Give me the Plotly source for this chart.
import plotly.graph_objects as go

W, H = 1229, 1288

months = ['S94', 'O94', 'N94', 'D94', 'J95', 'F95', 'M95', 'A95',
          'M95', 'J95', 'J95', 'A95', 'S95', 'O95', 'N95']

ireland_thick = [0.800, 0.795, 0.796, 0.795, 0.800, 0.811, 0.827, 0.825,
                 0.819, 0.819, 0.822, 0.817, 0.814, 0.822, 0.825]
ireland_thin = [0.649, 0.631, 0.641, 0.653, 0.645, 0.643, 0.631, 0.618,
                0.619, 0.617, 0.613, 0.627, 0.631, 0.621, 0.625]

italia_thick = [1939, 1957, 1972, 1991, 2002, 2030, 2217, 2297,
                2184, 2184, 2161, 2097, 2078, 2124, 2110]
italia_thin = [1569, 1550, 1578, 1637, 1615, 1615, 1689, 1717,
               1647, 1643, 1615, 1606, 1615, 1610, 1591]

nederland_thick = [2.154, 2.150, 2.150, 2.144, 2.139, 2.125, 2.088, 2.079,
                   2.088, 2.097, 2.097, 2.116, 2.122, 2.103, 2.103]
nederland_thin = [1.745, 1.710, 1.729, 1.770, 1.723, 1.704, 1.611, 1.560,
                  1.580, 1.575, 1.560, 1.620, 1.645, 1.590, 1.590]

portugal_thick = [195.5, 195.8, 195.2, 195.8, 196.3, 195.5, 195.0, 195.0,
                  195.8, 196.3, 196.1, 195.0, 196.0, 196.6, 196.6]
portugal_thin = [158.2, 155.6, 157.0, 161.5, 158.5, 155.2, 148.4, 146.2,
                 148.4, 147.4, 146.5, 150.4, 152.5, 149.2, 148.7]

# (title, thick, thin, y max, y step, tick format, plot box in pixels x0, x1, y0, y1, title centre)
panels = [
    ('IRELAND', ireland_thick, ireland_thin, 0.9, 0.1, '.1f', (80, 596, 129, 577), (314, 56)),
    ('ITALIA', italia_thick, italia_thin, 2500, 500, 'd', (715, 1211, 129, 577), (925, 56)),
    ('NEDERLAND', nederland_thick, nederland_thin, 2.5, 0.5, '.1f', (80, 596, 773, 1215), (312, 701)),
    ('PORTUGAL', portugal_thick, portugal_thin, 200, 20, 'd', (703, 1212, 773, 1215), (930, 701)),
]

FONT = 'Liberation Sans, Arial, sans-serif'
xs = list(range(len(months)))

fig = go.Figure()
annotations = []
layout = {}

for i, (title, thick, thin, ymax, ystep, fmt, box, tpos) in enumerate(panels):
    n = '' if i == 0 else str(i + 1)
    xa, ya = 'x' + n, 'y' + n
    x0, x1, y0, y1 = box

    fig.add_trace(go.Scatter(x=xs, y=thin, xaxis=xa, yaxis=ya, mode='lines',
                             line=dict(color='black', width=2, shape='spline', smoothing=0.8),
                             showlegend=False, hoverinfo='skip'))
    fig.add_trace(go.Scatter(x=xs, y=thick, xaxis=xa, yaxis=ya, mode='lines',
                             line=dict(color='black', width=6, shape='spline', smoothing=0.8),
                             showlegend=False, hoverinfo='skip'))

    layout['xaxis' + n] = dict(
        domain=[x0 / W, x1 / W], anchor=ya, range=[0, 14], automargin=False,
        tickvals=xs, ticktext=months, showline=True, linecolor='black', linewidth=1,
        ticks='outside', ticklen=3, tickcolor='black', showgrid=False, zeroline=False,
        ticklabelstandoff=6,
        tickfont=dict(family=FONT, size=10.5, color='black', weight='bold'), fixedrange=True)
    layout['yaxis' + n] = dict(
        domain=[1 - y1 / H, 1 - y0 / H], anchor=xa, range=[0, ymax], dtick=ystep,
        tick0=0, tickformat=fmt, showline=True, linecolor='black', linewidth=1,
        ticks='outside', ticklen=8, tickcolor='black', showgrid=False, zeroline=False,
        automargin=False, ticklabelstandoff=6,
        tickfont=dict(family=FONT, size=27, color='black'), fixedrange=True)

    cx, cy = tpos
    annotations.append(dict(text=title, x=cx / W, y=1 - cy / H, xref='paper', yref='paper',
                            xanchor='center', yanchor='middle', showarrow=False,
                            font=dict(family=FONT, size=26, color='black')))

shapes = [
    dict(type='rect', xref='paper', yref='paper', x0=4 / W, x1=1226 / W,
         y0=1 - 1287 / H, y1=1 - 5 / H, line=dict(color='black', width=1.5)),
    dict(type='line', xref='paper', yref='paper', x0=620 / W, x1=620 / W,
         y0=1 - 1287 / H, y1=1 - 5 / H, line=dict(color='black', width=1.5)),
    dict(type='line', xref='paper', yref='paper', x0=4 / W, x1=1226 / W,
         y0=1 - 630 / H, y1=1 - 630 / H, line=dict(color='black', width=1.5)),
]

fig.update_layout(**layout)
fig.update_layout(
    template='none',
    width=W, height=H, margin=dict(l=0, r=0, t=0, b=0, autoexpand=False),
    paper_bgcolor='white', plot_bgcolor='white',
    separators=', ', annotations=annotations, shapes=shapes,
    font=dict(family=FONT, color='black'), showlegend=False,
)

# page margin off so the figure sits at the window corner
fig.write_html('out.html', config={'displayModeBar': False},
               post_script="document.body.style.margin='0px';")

* _GIVEN EXERCISE_:
Output every line above without altering anything.

* _OUTPUT_:
Give me the Plotly source for this chart.
import plotly.graph_objects as go

W, H = 1229, 1288

months = ['S94', 'O94', 'N94', 'D94', 'J95', 'F95', 'M95', 'A95',
          'M95', 'J95', 'J95', 'A95', 'S95', 'O95', 'N95']

ireland_thick = [0.800, 0.795, 0.796, 0.795, 0.800, 0.811, 0.827, 0.825,
                 0.819, 0.819, 0.822, 0.817, 0.814, 0.822, 0.825]
ireland_thin = [0.649, 0.631, 0.641, 0.653, 0.645, 0.643, 0.631, 0.618,
                0.619, 0.617, 0.613, 0.627, 0.631, 0.621, 0.625]

italia_thick = [1939, 1957, 1972, 1991, 2002, 2030, 2217, 2297,
                2184, 2184, 2161, 2097, 2078, 2124, 2110]
italia_thin = [1569, 1550, 1578, 1637, 1615, 1615, 1689, 1717,
               1647, 1643, 1615, 1606, 1615, 1610, 1591]

nederland_thick = [2.154, 2.150, 2.150, 2.144, 2.139, 2.125, 2.088, 2.079,
                   2.088, 2.097, 2.097, 2.116, 2.122, 2.103, 2.103]
nederland_thin = [1.745, 1.710, 1.729, 1.770, 1.723, 1.704, 1.611, 1.560,
                  1.580, 1.575, 1.560, 1.620, 1.645, 1.590, 1.590]

portugal_thick = [195.5, 195.8, 195.2, 195.8, 196.3, 195.5, 195.0, 195.0,
                  195.8, 196.3, 196.1, 195.0, 196.0, 196.6, 196.6]
portugal_thin = [158.2, 155.6, 157.0, 161.5, 158.5, 155.2, 148.4, 146.2,
                 148.4, 147.4, 146.5, 150.4, 152.5, 149.2, 148.7]

# (title, thick, thin, y max, y step, tick format, plot box in pixels x0, x1, y0, y1, title centre)
panels = [
    ('IRELAND', ireland_thick, ireland_thin, 0.9, 0.1, '.1f', (80, 596, 129, 577), (314, 56)),
    ('ITALIA', italia_thick, italia_thin, 2500, 500, 'd', (715, 1211, 129, 577), (925, 56)),
    ('NEDERLAND', nederland_thick, nederland_thin, 2.5, 0.5, '.1f', (80, 596, 773, 1215), (312, 701)),
    ('PORTUGAL', portugal_thick, portugal_thin, 200, 20, 'd', (703, 1212, 773, 1215), (930, 701)),
]

FONT = 'Liberation Sans, Arial, sans-serif'
xs = list(range(len(months)))

fig = go.Figure()
annotations = []
layout = {}

for i, (title, thick, thin, ymax, ystep, fmt, box, tpos) in enumerate(panels):
    n = '' if i == 0 else str(i + 1)
    xa, ya = 'x' + n, 'y' + n
    x0, x1, y0, y1 = box

    fig.add_trace(go.Scatter(x=xs, y=thin, xaxis=xa, yaxis=ya, mode='lines',
                             line=dict(color='black', width=2, shape='spline', smoothing=0.8),
                             showlegend=False, hoverinfo='skip'))
    fig.add_trace(go.Scatter(x=xs, y=thick, xaxis=xa, yaxis=ya, mode='lines',
                             line=dict(color='black', width=6, shape='spline', smoothing=0.8),
                             showlegend=False, hoverinfo='skip'))

    layout['xaxis' + n] = dict(
        domain=[x0 / W, x1 / W], anchor=ya, range=[0, 14], automargin=False,
        tickvals=xs, ticktext=months, showline=True, linecolor='black', linewidth=1,
        ticks='outside', ticklen=3, tickcolor='black', showgrid=False, zeroline=False,
        ticklabelstandoff=6,
        tickfont=dict(family=FONT, size=10.5, color='black', weight='bold'), fixedrange=True)
    layout['yaxis' + n] = dict(
        domain=[1 - y1 / H, 1 - y0 / H], anchor=xa, range=[0, ymax], dtick=ystep,
        tick0=0, tickformat=fmt, showline=True, linecolor='black', linewidth=1,
        ticks='outside', ticklen=8, tickcolor='black', showgrid=False, zeroline=False,
        automargin=False, ticklabelstandoff=6,
        tickfont=dict(family=FONT, size=27, color='black'), fixedrange=True)

    cx, cy = tpos
    annotations.append(dict(text=title, x=cx / W, y=1 - cy / H, xref='paper', yref='paper',
                            xanchor='center', yanchor='middle', showarrow=False,
                            font=dict(family=FONT, size=26, color='black')))

shapes = [
    dict(type='rect', xref='paper', yref='paper', x0=4 / W, x1=1226 / W,
         y0=1 - 1287 / H, y1=1 - 5 / H, line=dict(color='black', width=1.5)),
    dict(type='line', xref='paper', yref='paper', x0=620 / W, x1=620 / W,
         y0=1 - 1287 / H, y1=1 - 5 / H, line=dict(color='black', width=1.5)),
    dict(type='line', xref='paper', yref='paper', x0=4 / W, x1=1226 / W,
         y0=1 - 630 / H, y1=1 - 630 / H, line=dict(color='black', width=1.5)),
]

fig.update_layout(**layout)
fig.update_layout(
    template='none',
    width=W, height=H, margin=dict(l=0, r=0, t=0, b=0, autoexpand=False),
    paper_bgcolor='white', plot_bgcolor='white',
    separators=', ', annotations=annotations, shapes=shapes,
    font=dict(family=FONT, color='black'), showlegend=False,
)

# page margin off so the figure sits at the window corner
fig.write_html('out.html', config={'displayModeBar': False},
               post_script="document.body.style.margin='0px';")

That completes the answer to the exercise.